Born at Reading in 1787 he was educated at Reading Grammar School, and at Pembroke College, Oxford. Before he left school he published a volume of Cicero's Letters which passed through five editions, and, while still an undergraduate, a collection of his own Latin poems.
Classics
His ambition was to become a famous printer of the classics, like Aldus and Stephanus in the past. With this object he bound himself as apprentice to a London printer, became a liveryman of the Stationers Company, and acquired a printing business in Tooke's Court, Chancery Lane.
His first great speculation, a new edition of Stephens' Thesaurus Graecae Linguae in 13 volumes, which had taken several years to prepare, was killed by a brilliant but cruel review in the Quarterly Review by Blomfield, later Bishop of London. Undismayed, VaIpy gathered round him a group of classical scholars, and, beginning with Plautus, Aesop, and Eirtropius, issued an immense number of school classics with English notes and vocabularies, many of them edited by his father, his uncles, and his brother Francis.

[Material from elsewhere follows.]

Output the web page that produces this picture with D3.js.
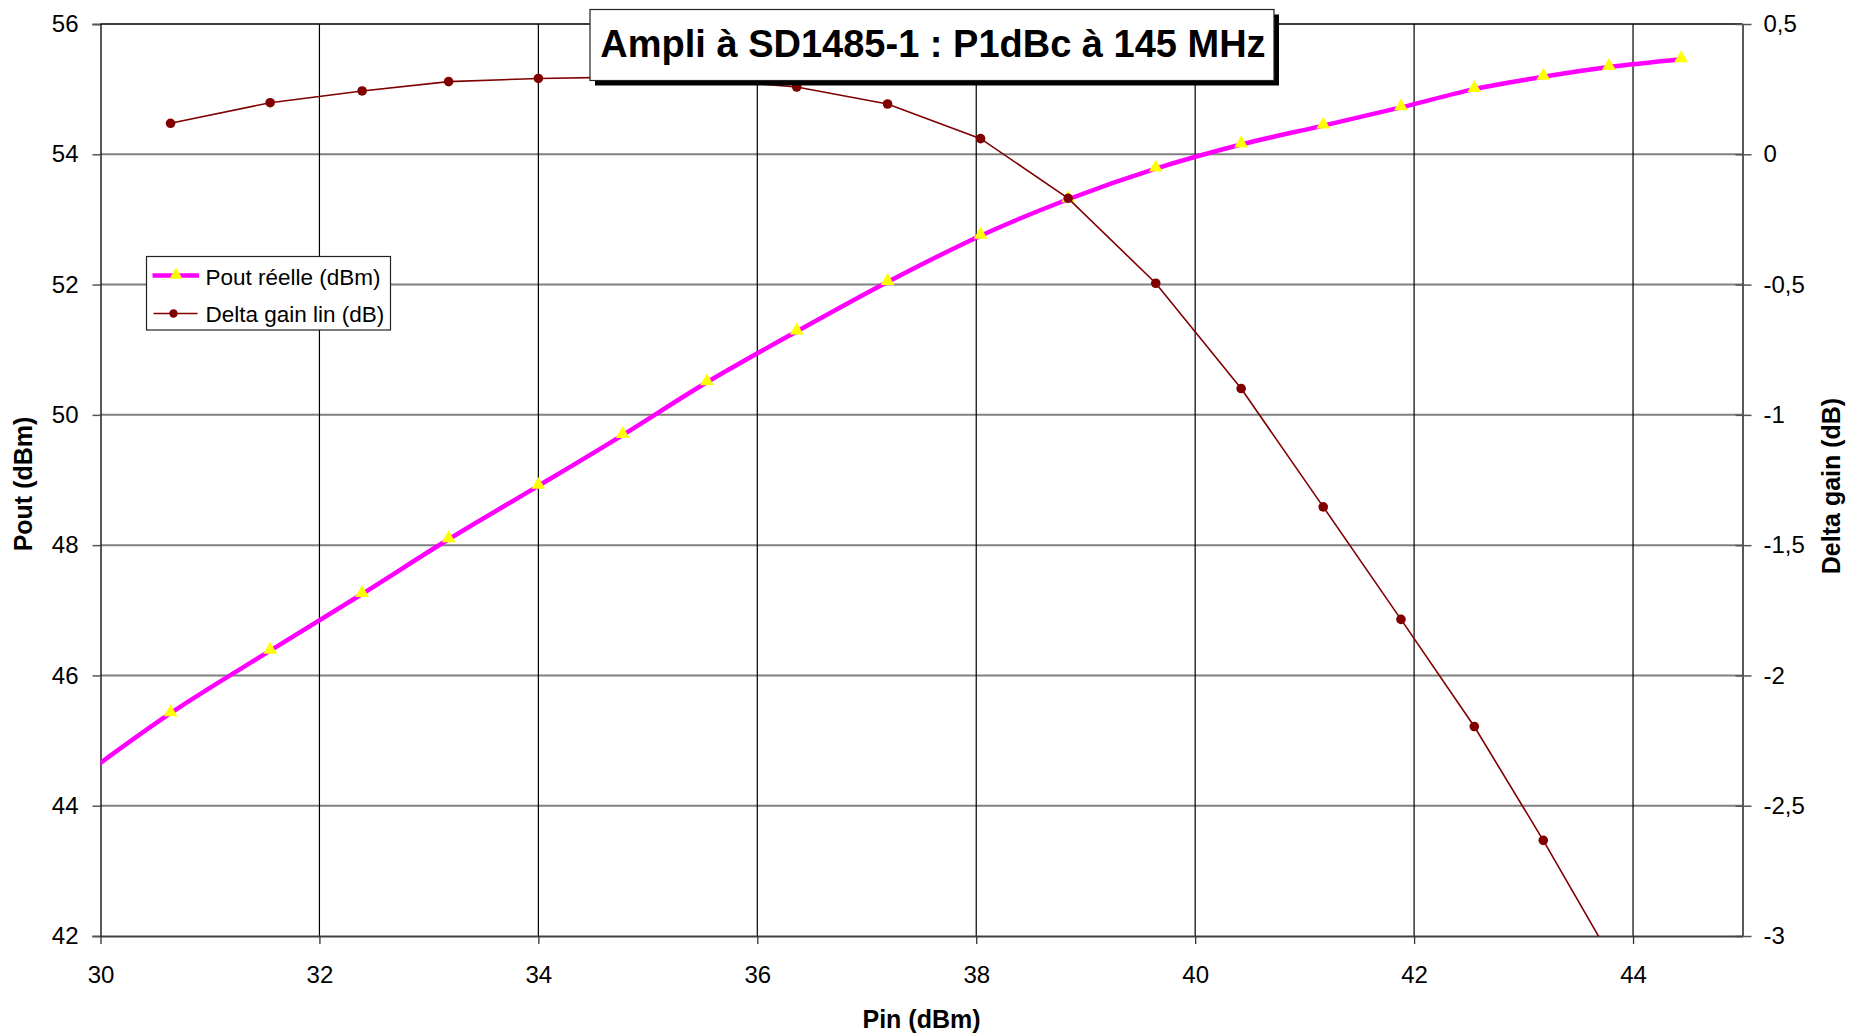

He also started The Classical Journal, which ran for 40 volumes, and a weekly literary paper, called The Museum.
A notable achievement was his Family Classical Library, 52 volumes of translations of the classics. Whatever he planned, he planned on a gigantic scale. He did not confine himself to Greek and Latin. He wrote Rules for the pronunciation of the French Language 1821, and he published an immense series of Sermons by Divines of the Church of England, an Epitome of English Literature, a 15-volume edition of Shakespere, and a serial National Gallery of Painting and Sculpture.
In 1838 he retired from publishing with a comfortable fortune, and became a director of the University Life Assurance Company.
He married Harriet, daughter of the Rev S T Wylde of Burrington, but they had no children.